"""

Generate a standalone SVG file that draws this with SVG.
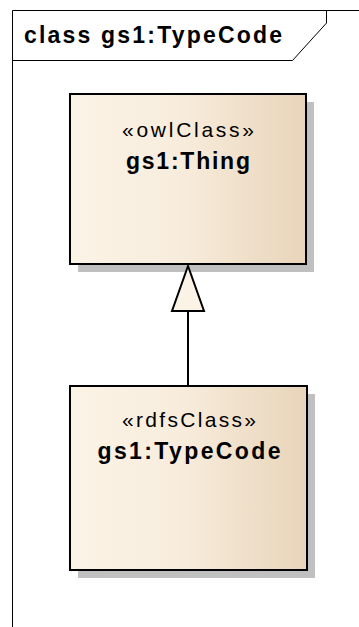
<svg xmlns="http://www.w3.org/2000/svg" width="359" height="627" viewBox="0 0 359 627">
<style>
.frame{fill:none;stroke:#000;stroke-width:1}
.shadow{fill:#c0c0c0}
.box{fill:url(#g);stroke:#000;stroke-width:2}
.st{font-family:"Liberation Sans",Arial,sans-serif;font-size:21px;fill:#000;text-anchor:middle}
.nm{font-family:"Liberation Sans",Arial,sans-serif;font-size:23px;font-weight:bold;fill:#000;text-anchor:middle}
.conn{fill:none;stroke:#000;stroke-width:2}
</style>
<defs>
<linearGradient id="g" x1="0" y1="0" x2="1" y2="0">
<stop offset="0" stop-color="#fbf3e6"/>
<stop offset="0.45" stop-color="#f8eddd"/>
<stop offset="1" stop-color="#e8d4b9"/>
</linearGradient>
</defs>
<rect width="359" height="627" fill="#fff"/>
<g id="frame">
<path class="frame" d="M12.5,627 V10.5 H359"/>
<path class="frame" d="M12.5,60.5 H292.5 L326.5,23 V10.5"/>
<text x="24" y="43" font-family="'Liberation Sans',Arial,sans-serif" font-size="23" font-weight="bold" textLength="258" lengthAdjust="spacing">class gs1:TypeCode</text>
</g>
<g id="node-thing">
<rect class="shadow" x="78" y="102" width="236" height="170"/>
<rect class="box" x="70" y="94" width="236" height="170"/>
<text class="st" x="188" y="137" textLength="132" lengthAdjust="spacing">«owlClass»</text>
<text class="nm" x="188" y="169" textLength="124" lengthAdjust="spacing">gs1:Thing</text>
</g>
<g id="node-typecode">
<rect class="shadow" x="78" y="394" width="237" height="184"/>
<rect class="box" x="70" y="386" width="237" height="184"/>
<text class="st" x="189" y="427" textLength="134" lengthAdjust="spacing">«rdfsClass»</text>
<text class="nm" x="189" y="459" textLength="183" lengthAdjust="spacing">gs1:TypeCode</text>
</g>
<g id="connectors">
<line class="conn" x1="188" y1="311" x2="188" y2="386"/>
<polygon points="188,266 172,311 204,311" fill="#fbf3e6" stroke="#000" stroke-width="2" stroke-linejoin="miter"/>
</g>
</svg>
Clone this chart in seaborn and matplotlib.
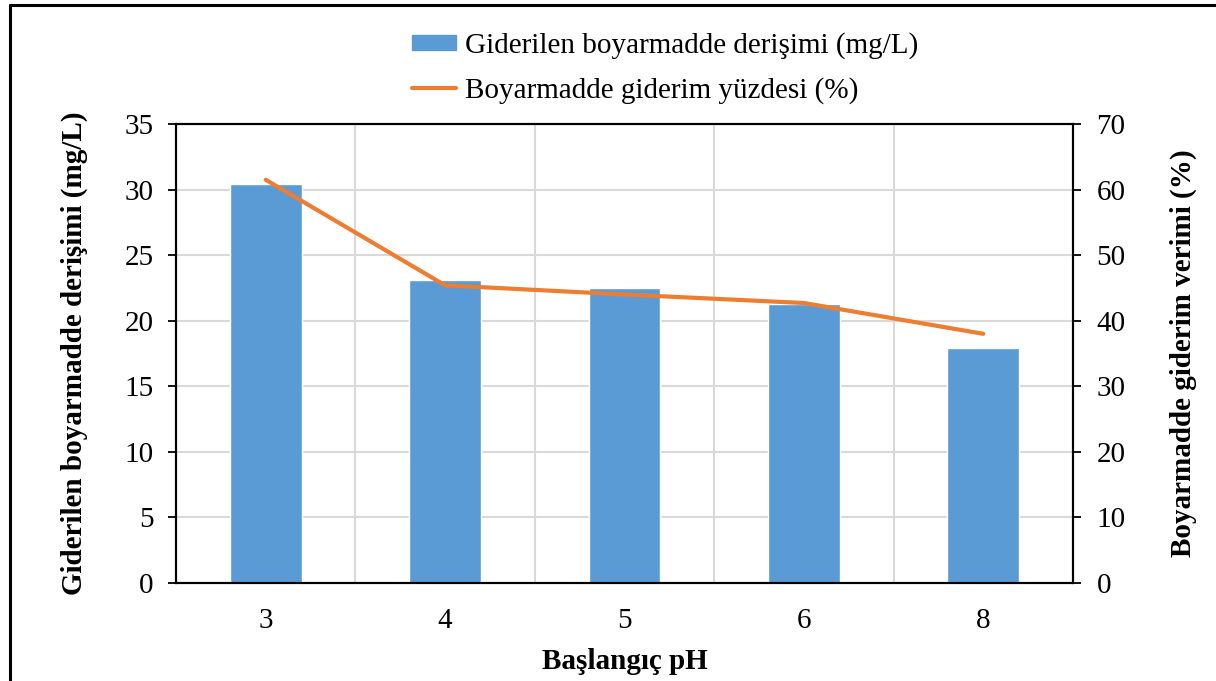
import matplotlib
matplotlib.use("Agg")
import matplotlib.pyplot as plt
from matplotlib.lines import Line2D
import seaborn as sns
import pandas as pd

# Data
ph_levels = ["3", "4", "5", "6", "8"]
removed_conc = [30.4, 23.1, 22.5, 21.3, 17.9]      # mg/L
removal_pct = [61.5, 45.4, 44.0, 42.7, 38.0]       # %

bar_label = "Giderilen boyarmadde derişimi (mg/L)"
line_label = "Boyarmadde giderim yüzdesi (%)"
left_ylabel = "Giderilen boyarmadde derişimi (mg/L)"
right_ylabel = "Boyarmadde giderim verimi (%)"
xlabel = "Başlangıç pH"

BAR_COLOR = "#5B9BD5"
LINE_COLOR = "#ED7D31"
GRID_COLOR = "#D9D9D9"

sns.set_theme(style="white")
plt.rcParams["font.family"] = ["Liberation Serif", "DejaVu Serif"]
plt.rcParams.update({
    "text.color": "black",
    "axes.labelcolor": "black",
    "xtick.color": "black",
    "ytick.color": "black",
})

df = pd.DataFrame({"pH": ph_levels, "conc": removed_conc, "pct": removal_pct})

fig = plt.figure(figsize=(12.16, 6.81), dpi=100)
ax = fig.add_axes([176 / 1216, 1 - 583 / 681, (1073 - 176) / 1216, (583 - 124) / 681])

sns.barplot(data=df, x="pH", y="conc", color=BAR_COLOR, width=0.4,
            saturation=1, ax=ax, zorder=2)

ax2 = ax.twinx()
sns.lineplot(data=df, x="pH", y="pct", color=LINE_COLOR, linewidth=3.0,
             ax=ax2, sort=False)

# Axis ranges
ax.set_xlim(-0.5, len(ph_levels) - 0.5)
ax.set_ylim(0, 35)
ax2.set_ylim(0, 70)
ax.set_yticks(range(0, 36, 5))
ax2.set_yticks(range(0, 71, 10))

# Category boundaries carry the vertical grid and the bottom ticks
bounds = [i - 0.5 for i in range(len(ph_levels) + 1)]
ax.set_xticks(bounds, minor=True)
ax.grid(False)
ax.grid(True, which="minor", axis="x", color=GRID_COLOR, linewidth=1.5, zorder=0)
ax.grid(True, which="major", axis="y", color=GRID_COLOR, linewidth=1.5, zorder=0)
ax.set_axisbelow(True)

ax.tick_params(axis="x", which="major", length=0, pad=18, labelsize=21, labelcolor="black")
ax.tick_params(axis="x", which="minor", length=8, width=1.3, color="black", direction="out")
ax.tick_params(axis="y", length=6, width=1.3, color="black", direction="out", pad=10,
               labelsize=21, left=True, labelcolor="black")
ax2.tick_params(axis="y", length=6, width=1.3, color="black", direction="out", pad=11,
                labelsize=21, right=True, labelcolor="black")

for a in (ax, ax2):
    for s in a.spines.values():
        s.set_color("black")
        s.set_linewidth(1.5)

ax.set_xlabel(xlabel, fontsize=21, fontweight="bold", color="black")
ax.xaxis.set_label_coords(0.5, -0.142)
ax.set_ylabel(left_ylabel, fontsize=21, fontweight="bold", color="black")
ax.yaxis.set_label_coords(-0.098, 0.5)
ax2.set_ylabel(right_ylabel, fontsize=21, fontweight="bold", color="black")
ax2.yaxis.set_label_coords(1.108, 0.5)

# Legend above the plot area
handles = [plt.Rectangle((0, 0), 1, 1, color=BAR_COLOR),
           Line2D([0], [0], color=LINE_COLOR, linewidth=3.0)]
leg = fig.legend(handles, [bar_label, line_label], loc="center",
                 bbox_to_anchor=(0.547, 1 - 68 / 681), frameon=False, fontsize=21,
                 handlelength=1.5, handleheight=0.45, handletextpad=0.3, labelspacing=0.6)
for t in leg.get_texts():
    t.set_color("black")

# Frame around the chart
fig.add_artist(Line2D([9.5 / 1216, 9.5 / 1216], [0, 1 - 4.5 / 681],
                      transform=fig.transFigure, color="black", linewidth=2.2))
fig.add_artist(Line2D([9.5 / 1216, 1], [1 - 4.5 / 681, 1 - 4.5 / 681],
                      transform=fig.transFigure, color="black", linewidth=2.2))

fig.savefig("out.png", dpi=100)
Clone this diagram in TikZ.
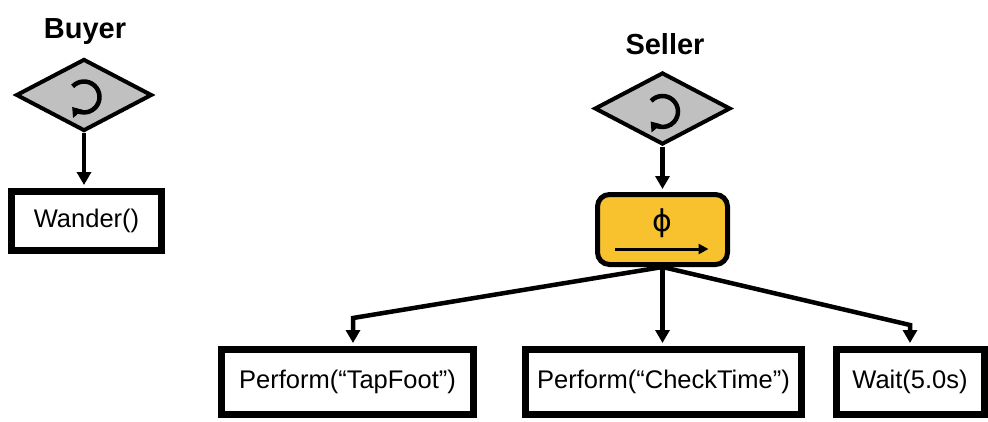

"""

▶ GOAL OF THE EXERCISE
Among the entries above, identify all lines with "matplotlib" and copy them.

▶ CORRECT RESPONSE
Clone this chart in seaborn and matplotlib.
import matplotlib
matplotlib.use("Agg")
import matplotlib.pyplot as plt
from matplotlib.lines import Line2D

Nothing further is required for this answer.